They Died-That We May Live

St. Richard Gwyn
Feastday: October 17
1584
One of the Forty Martyrs of England and Wales. Also called Richard White, he was born in Montgomeryshire, Wales, in 1547, and stud­ied at Cambridge University, England. Converted from Protestantism, he returned to Wales in 1562, married, had six children, and opened a school. Arrested in 1579, he spent four years in prison before his execution by being hanged, drawn, and quartered at Wrexham on October 15, for being a Catholic. While jailed, he com­posed many religious poems in Welsh. He is considered the protomartyr of Wales and was included among the canonized martyrs of England and Wales by Pope Paul VI in 1970.

St. Philip Howard
Feastday: October 19
1595
One of the Forty Martyrs of England and Wales. Philip was the earl of Arundel and Surrey and, although a Catholic, led a religiously apathetic life until his personal conversion, after which he was a zealous Catholic in the midst of Elizabethan England. Arrested by authorities, he was placed in the Tower of London in 1585 and condemned to death in 1589. The sentence was never carried out, and Philip languished in the Tower until his death at the age of thirty eight. Beatified in 1929, he was included among the English martyrs canonized in 1970 by Pope Paul VI.

Bl. Thomas Thwing
Feastday: October 23
1680
English martyr.

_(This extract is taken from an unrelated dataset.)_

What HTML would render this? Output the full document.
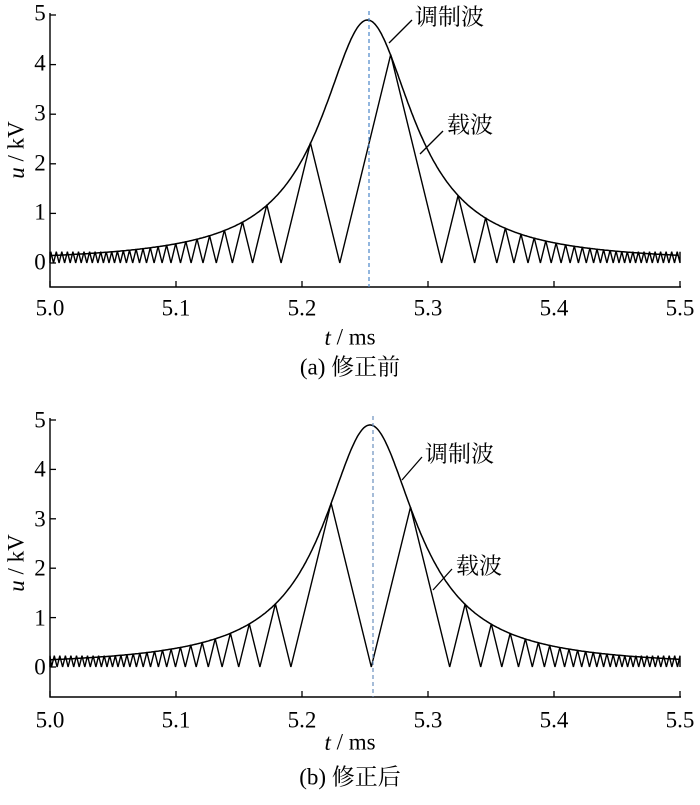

Born at Heworth, Yorkshire, England, he studied at Douai, France, where he was ordained in 1665. Returning home, he labored for fifteen years in theYorkshire area as chaplain for his cousin, Sir Miles Stapeton, and as a school chaplain. Arrested in 1680 for supposed complicity in the Titus Oates Plot with his uncle, Sir Thomas Gascoigne, he was condemned and hanged, drawn, and quartered at York.